You can see some rust on the tuners.  I guess that happens when your guitar floats around in radioactive sewage water for a couple of days. 

I loaded the guitar up in my neck reset jig and put some tension on the strings. 

Amazingly, my bench stayed clean and neat overnight.

12th fret alignment looks really good.  Nice and even spacing.  Getting the neck on straight E to E is one thing I won't have to worry about.  But, wait!.....
...with the tension of two E's, there is NO action.  Hmmm...there should be about .060" of clearance with two E's.  Something's going on here.  I checked neck relief and NO neck relief.  Maybe the neck's backbowed from the lack of tension, over-humidification, and so on.  I'll loosen the truss rod nut all the way and put a full set of strings on at full tension and see what we've got.
With that done, I've got about .060" of action and a sliver of neck relief.  Not enough, considering the guitar already has a pretty tall saddle.  If the action doesn't come up, I'll have to reverse set the neck, probably with some thin shims under the dovetail.  But, before I do that, I think I'll just leave the guitar in the jig under full tension for awhile and see what happens.  Hopefully, the action and neck relief will increase.  If I can get .080" of action, I'm going to fly with it and count on the action increasing on its own as the guitar sits under tension over the next few weeks. 

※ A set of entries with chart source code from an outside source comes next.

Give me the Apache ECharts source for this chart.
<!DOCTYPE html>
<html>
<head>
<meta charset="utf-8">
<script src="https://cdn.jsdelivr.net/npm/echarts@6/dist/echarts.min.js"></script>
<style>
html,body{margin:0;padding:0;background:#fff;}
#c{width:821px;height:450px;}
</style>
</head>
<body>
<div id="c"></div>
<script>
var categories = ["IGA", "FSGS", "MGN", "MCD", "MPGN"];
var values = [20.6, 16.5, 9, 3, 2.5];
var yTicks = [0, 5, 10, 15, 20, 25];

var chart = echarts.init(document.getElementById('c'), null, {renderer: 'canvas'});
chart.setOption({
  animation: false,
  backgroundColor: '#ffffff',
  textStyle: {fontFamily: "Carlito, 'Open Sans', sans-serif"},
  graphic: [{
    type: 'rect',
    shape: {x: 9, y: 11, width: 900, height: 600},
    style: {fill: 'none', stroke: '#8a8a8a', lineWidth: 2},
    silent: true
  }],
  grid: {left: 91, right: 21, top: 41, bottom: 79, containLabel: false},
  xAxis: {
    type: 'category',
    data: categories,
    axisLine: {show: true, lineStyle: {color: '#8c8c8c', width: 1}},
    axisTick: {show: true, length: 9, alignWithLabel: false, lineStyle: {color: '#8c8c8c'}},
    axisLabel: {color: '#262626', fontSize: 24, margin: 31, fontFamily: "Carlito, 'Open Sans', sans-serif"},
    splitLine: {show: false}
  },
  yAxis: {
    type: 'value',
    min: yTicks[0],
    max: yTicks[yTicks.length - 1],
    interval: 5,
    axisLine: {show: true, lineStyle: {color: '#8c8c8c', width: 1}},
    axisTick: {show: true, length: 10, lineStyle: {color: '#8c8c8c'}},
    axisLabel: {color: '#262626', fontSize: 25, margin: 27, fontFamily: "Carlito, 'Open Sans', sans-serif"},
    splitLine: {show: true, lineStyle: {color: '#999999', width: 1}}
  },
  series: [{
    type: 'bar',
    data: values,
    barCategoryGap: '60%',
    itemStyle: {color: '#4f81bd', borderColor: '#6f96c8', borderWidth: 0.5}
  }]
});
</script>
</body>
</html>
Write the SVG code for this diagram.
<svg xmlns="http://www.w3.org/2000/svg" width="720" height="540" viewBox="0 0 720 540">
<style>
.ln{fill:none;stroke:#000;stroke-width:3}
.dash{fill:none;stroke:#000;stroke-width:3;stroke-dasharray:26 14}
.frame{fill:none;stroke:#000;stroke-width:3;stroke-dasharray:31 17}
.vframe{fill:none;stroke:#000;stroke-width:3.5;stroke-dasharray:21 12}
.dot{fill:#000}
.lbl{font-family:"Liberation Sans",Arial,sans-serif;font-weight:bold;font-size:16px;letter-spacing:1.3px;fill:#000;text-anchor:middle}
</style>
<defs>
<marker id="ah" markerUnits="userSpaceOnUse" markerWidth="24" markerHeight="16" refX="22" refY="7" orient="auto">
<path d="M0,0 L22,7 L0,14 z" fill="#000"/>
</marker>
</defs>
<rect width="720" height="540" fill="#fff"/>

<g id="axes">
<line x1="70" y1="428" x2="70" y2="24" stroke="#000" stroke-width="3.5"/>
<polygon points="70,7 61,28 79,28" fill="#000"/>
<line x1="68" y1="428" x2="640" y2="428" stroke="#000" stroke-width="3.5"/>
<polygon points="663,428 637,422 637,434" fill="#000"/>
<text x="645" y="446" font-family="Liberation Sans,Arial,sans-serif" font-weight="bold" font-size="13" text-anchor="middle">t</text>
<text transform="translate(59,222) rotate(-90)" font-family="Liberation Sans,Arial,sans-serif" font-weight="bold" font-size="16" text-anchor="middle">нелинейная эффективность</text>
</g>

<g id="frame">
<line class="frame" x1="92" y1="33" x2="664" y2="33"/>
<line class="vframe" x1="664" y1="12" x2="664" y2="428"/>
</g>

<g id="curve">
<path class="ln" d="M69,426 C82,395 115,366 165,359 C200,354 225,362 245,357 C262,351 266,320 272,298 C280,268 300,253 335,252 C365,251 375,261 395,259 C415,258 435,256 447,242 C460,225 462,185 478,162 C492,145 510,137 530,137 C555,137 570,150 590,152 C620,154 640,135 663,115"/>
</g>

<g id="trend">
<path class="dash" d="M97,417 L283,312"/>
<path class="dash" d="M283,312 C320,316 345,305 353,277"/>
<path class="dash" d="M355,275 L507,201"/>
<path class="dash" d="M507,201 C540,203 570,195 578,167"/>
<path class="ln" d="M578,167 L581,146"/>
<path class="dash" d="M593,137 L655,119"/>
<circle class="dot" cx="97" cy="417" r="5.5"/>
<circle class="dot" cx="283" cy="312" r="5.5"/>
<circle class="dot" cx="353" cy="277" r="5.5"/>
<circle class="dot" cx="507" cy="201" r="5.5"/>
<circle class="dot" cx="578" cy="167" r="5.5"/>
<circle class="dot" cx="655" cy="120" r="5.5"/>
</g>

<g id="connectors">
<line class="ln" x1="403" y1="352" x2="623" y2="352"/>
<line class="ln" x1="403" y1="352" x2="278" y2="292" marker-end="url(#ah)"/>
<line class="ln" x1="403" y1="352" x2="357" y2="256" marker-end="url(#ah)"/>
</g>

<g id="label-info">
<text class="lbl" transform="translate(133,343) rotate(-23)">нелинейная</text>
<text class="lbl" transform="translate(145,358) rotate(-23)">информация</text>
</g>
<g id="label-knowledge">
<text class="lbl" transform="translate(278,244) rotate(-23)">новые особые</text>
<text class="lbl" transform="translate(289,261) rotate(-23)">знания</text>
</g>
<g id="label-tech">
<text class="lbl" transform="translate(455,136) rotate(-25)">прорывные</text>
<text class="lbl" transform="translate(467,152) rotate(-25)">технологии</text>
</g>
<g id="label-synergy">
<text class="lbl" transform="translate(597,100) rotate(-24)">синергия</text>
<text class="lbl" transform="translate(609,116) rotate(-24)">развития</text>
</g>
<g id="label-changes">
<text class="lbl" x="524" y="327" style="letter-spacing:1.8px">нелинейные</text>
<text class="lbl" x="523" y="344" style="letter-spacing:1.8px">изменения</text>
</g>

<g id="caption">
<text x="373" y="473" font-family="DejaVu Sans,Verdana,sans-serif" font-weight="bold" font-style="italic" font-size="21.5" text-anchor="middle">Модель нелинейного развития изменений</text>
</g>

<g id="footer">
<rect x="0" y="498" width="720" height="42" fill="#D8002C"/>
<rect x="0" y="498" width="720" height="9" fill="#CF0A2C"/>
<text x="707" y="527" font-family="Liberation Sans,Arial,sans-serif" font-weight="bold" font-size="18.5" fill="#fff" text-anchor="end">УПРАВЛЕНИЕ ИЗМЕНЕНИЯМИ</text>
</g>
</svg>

10:30 am- I'll let it sit until after lunch and see what it's doing.

11:45- the action had indeed increased to about .078", so I decided to run with it and glue it back together.   The guitar's all clamped up here.  The cam clamp is just putting pressure on the f/board to make sure it stays down on the neck while the C-clamp is gluing the f/b extension down.  These guitars use a single screw in the mortise/tenon joint (I can't remember which is the mortise and which is the tenon so I have cleverly just named the whole joint...) which does indeed help hold the heel in.  It's an easy to work with joint.  Note that I've the the E's strung up- that way I can quickly check neck alignment before I really put the clamps down.
2 pm.  The LMII glue is pretty fast acting and like I said above, the screw is what really holds this thing together, so by 2 pm, I'm able to release the clamps and see what I've got.  It's looking like a guitar again! 
I'm going to over-humidify the guitar for the next several days to see if the top pops up and/or the cracks close up a bit.  The last thing I want to do is fill the cracks with wood and then send the guitar to Scott in MS where the humidity is 80%.  If I do, and the guitar later swells up, the filler strips will likely act as wedges and split the top.  Patience is a virtue here, and I'm going to leave the guitar alone for a few days to let it humidify and let the neck pull up.  I have the truss rod nut totally loose and the strings are tuned 1 step below standard (when over-humidifying I just want some tension on the top, not all of it).

And so, this is the last update we'll see for a few days!

Here's Scott's case.  Anyone got an old/extra 00 case laying around they'd like to donate?  Contact me, if you do.

And it IS a 00-15, not a 000-15, like I was calling it. 

Hey, there's my Backpacker peeking out over the top of the case!